Apologist J. Warner Wallace deals with this:

While it is true that Mark does not include a birth narrative, this does not mean that he was either unaware of the truth about Jesus or denied the virgin conception. Eyewitnesses often omit important details because they either (1) have other concerns they want to highlight with greater priority, or (2) presume that the issue under question is already well understood. The gospel of Mark exhibits great influence from the Apostle Peter. In fact, the outline of Mark’s Gospel is very similar to the outline of Peter’s first sermon at Pentecost. According to the Papias, Mark was Peter’s scribe; his gospel is brief and focused. Like Peter’s sermon in Chapter 2 of the Book of Act’s, Mark is focused only on the public life, ministry, death and resurrection of Jesus. But Mark is not alone in omitting the birth narrative. John’s gospel is considered by scholars to be the last Gospel written. The prior three “synoptic Gospels” were already in circulation and the issue of the virgin conception had already been described in two of them. Yet John also omitted the birth narrative. Why? John clearly wanted to cover material that the other Gospel writers did not address; over 90% of the material in the Gospel of John is unique to the text. If John did not agree with the virgin conception as described in the Gospels of Matthew or Luke, he certainly had the opportunity to correct the matter in his own work. But John never does this; his silence serves as a presumption that the “virgin conception” has been accurately described by prior authors. . . .

At the same time, Mark does not appear to be ignorant of the “virgin conception”. Note, for example, that Mark uses an unusual expression related to Jesus’ parentage:

Mark 6:1-3 Jesus went out from there and came into His hometown ; and His disciples followed Him. When the Sabbath came, He began to teach in the synagogue ; and the many listeners were astonished, saying, “Where did this man get these things, and what is this wisdom given to Him, and such miracles as these performed by His hands ? “Is not this the carpenter, the son of Mary, and brother of James and Joses and Judas and Simon ? Are not His sisters here with us?” And they took offense at Him.

It is highly unusual for the “many listeners” in this first century Jewish culture to describe Jesus as the “son of Mary” rather than the “son of Joseph”. These first century eyewitnesses of Jesus apparently knew something about Jesus’ birth narrative and chose to trace Jesus’ lineage back through His mother rather than through His father (as would customarily have been the case). This early reference in the Gospel of Mark may expose the fact that Mark was aware of the “virgin conception” . . . (“Why Doesn’t Mark Say Anything About Jesus’ Birth?”, Cold-Case Christianity, 12-11-15)

Problem Number 2: Baptism for the Forgiveness of Sins

We read in vv. 4-5: “John the baptizer appeared in the wilderness, proclaiming a baptism of repentance for the forgiveness of sins. And people from the whole Judean countryside and all the people of Jerusalem were going out to him, and were baptized by him in the river Jordan, confessing their sins.”

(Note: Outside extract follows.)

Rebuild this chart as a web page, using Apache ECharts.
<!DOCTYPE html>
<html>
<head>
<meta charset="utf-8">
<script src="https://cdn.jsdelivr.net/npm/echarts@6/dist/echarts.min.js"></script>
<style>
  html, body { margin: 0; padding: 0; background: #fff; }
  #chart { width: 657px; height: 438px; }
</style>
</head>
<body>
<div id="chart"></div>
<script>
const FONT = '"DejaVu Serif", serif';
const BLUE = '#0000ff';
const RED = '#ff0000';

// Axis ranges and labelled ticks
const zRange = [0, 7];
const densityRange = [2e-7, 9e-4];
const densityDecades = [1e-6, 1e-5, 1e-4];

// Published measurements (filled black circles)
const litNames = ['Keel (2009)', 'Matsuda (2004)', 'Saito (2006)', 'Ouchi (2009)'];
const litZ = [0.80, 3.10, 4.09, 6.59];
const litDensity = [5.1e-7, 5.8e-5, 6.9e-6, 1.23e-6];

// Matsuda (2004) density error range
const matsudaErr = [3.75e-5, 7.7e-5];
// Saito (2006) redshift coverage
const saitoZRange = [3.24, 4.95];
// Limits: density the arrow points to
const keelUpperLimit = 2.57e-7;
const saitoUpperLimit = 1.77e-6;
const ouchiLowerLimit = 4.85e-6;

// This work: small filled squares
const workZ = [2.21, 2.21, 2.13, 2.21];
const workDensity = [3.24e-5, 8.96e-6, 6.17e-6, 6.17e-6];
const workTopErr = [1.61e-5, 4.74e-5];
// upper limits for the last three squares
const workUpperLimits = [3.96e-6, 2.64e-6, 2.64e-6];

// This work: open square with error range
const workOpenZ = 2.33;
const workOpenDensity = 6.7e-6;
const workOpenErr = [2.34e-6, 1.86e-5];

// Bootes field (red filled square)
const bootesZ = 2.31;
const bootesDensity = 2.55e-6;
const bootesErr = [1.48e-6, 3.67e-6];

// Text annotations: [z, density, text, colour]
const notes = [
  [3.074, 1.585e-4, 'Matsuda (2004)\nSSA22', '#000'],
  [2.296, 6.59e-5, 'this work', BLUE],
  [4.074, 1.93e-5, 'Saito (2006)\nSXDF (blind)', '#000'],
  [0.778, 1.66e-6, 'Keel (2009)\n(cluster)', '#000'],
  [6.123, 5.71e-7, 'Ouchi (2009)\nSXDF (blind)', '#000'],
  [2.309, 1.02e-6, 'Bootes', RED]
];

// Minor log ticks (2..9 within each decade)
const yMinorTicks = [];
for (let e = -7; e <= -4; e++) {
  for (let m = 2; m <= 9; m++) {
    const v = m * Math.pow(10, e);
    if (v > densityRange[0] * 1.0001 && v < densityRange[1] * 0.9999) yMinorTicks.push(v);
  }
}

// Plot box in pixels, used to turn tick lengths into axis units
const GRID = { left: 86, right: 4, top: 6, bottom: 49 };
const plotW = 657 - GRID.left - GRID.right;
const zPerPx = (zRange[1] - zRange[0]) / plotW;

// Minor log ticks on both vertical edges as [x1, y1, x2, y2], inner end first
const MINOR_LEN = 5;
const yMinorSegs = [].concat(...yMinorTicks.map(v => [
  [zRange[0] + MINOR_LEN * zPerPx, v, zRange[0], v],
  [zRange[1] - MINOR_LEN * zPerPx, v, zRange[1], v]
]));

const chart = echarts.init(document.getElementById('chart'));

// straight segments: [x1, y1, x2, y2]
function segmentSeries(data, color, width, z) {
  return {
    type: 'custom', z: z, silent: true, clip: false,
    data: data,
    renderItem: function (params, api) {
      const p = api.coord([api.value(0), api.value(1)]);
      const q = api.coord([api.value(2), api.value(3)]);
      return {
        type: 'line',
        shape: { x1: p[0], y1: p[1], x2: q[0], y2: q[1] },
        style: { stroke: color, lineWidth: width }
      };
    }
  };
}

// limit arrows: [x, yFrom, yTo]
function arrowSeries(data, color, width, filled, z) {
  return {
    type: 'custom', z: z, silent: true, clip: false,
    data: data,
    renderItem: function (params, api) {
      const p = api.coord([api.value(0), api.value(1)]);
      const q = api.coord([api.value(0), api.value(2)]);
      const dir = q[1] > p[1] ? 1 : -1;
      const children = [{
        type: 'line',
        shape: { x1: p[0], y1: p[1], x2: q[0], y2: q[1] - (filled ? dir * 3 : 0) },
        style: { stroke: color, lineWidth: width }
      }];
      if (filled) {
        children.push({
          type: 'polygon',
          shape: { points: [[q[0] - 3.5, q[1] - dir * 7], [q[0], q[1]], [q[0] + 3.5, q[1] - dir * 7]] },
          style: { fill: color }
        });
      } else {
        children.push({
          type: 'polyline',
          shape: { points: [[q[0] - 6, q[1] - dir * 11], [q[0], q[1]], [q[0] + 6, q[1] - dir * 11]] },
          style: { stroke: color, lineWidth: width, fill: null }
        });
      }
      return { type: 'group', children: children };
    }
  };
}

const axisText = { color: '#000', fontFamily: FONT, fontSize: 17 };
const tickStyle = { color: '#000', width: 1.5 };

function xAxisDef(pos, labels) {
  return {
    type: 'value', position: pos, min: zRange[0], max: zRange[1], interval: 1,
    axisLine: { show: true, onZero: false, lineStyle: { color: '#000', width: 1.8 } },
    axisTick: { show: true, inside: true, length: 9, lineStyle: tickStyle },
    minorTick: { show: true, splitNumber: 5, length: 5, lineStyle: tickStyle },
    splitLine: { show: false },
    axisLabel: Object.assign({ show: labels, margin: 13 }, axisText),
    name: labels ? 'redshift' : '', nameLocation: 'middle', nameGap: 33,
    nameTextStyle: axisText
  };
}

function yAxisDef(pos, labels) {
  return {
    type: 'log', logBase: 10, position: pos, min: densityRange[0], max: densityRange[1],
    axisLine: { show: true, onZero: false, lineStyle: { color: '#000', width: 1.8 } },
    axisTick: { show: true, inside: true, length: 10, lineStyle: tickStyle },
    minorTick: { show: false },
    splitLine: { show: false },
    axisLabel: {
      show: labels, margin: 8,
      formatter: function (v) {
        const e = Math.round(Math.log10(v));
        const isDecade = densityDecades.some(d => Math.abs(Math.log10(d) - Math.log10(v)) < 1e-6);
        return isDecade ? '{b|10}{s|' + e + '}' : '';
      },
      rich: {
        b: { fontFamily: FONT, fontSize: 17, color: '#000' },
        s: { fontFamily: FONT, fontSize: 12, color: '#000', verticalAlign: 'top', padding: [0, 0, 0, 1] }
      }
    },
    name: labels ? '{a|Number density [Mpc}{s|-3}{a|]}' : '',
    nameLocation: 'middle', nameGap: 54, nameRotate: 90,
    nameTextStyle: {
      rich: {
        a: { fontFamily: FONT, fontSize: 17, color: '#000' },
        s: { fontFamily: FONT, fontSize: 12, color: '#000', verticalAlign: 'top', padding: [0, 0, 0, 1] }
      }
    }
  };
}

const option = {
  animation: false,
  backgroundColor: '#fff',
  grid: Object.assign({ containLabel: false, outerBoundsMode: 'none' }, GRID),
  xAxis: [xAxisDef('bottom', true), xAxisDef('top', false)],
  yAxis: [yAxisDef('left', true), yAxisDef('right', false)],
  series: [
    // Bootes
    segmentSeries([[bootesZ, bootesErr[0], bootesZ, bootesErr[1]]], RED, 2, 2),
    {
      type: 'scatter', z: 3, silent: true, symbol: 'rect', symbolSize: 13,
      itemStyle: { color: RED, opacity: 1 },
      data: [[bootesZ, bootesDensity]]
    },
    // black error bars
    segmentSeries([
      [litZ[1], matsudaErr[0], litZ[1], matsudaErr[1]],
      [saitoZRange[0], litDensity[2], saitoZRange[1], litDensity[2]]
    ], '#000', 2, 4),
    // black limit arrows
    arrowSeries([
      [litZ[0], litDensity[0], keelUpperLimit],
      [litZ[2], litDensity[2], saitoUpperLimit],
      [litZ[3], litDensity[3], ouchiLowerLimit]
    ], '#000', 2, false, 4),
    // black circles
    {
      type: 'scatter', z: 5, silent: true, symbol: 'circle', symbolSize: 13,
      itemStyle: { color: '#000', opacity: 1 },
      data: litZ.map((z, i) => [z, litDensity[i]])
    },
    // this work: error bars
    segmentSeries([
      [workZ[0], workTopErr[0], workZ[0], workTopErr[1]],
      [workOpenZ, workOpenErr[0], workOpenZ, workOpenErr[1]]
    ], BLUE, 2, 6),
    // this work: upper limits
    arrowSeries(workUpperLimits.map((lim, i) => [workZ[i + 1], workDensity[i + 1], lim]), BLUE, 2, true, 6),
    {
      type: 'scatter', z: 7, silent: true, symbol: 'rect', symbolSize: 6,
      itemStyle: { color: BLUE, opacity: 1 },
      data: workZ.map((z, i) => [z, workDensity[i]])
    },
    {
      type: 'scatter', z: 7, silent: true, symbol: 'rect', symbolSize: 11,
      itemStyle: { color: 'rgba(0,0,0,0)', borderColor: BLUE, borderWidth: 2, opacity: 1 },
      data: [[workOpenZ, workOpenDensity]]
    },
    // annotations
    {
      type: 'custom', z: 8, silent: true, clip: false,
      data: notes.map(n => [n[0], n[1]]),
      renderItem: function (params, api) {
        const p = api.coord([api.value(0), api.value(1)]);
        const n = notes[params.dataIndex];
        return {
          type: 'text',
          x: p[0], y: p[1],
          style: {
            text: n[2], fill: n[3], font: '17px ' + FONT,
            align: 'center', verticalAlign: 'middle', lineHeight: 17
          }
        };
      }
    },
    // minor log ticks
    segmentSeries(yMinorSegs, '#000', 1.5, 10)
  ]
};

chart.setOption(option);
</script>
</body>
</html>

Just what Jesus should do, right? Well, no. Why would the perfect, sinless son of God show up to be baptized? Mark’s naiveté has bothered theologians—starting with Matthew, who maneuvered to avoid this embarrassment. He adds extra script, i.e., that John the Baptist objected (3:14): “John would have prevented him, saying, ‘I need to be baptized by you, and do you come to me?” Jesus seems to say, “True, but let’s do it for appearances.” “But Jesus answered him, ‘Let it be so now; for it is proper for us in this way to fulfill all righteousness’” (v. 3:15). In John’s gospel Jesus doesn’t even set foot in the water. John says that he saw the spirit descend on Jesus “as a dove from heaven,” and declares, “Here is the lamb of God who takes away the sin of the world.”

Catholic writer Kirsten Andersen explains:

Since Jesus didn’t have any sins that needed forgiving (original or otherwise), was already fully himself and fully God’s son and had no need of salvation, baptism would seem redundant . . .

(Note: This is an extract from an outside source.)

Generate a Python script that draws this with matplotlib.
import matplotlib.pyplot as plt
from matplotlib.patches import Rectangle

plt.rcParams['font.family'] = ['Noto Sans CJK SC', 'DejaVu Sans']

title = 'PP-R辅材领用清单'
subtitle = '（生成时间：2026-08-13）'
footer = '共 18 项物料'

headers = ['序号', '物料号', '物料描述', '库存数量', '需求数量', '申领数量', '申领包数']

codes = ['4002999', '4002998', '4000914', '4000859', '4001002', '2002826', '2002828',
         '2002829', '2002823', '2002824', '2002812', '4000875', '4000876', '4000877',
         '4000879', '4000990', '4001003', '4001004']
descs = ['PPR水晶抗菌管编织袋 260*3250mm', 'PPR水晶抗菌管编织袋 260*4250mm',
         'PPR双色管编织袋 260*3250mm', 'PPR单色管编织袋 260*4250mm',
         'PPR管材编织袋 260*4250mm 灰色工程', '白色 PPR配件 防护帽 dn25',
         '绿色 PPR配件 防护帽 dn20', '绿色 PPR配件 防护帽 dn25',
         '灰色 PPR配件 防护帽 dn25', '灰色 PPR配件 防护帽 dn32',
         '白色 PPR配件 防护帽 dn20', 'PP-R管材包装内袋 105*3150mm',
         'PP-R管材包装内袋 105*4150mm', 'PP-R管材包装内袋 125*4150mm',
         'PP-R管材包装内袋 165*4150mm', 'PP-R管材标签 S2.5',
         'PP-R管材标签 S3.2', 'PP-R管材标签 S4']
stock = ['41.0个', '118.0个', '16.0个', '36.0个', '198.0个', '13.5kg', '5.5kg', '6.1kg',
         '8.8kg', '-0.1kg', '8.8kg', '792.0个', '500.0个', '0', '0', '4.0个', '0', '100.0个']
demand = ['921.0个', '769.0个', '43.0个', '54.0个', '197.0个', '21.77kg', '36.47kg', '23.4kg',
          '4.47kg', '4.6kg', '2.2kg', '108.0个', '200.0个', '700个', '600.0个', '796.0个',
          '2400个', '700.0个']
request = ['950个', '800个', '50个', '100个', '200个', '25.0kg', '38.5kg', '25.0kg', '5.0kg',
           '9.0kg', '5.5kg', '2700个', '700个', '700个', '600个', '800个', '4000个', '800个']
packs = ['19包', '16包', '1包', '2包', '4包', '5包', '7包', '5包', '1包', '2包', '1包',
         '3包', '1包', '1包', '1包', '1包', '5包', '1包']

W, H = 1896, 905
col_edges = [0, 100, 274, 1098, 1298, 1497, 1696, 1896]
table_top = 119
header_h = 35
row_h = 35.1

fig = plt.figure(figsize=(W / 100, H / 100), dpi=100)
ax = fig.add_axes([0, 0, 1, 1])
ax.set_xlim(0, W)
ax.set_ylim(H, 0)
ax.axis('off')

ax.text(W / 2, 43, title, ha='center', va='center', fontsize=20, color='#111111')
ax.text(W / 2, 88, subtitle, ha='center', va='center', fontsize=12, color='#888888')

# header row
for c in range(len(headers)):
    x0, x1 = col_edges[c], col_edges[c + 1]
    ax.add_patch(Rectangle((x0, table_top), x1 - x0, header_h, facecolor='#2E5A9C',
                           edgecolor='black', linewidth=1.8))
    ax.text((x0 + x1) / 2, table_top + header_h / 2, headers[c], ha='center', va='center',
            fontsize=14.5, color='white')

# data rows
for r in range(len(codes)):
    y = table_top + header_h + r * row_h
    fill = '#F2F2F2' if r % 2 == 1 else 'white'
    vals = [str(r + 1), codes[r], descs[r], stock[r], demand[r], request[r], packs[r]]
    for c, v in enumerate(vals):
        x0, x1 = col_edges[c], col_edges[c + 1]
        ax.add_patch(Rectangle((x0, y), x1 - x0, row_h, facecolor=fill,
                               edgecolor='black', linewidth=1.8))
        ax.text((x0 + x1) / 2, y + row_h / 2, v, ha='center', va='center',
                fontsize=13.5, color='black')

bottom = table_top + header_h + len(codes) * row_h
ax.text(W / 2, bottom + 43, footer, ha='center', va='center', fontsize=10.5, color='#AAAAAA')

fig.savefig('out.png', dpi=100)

So what’s the deal? Why did Jesus insist on receiving baptism from John, even though John himself flat-out objected, arguing that it was Jesus who should baptize him?

The easy answer is that Jesus was simply setting the example for his followers. “WWJD” bracelets may be out-of-fashion and clichéd, but they do express the rather profound truth that as long as we keep our eyes on Jesus, and do what he showed us how to do in both word and deed, salvation can be ours. . . .

[T]he baptism Jesus received from John wasn’t the same sacrament we celebrate today. How could it have been? Jesus had not yet established his Church, so the sacraments didn’t exist yet. The “baptisms” John performed were actually ritual washings (mikveh/pl. mikvaot) given to converting and reverting Jews, symbolizing the death of one’s old, sinful self, and rebirth as a ritually clean Jew.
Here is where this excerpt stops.